Of course, the Republican party’s unconscionable embrace of nativism, racism, sexism, homophobia, and violence played a significant part in my political maturation, but it’s not without the Democrats’ tepid response (a VP debate in which Tim Walz and JD Vance basically agreed on every policy point raised is illustrative) that I find myself turning to anticapitalism.
And although anticapitalism is sort of the best way I can describe it ideologically, it’s emotionally, materially, something else. My politics today are collected from the outgrowth of mutual aid movements, protest movements, and solidarity movements. I believe that another way is possible, that inequality is not a certainty because capitalism is not the natural order of things—that we, as human beings in a society, make a lot of imprudent assumptions about the natural order of things. There’s a world where health, food, shelter, and kinship are human rights, and it isn’t that far away. While it’s easy to dismiss the possibility of a world without war, it’s also just as easy to trace the roots of most modern global conflict to imperial and colonial pursuits that are the direct result of insatiable capitalist growth. And capitalism, imperialism, colonialism, these things are choices.

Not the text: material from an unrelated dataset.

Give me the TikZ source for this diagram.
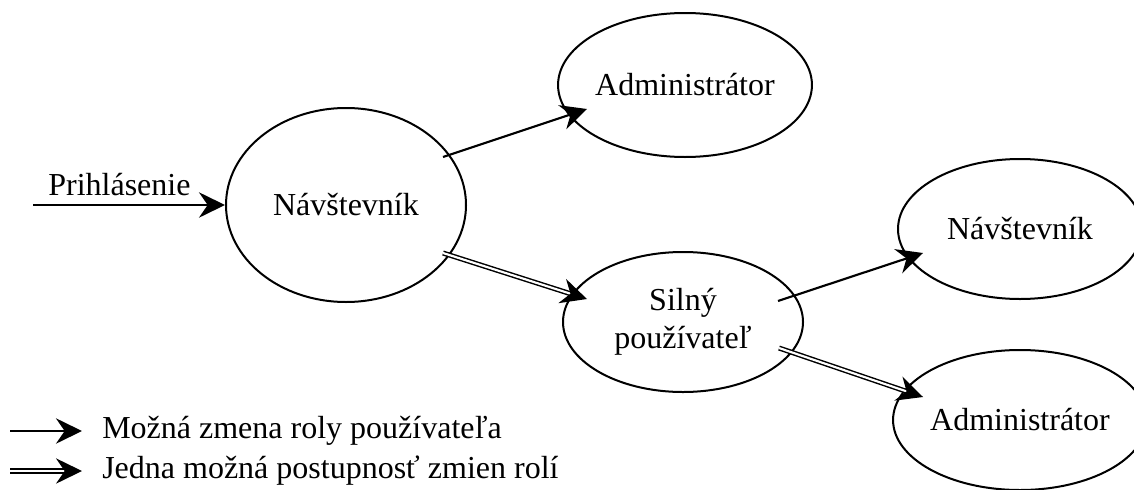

I don’t have much faith that we’ll see this sort of major ideological shift away from market capitalism in my lifetime, but I think if we’re to survive as a species, and if our planet is going to survive in some recognizable form, we’ll have to get started. And maybe we won’t, but if we do, future generations will look back on this precipitous century and they won’t see the petty fascist tyrants or the feckless bourgeois gestures of liberalism, but the stirring of the masses of some truly brave, indefatigable people who stood together like brothers and sisters, against war, genocide, death, hate, and above all against the notion that the apparent future is irrevocable. It might be scary, and a lot of ordinary people might have to make some very real decisions about doing what’s right, but this is why I don’t feel despair at the second election of Donald Trump: because these times afford us the opportunity to stitch something new into the quilt of American character, something we can be really proud of.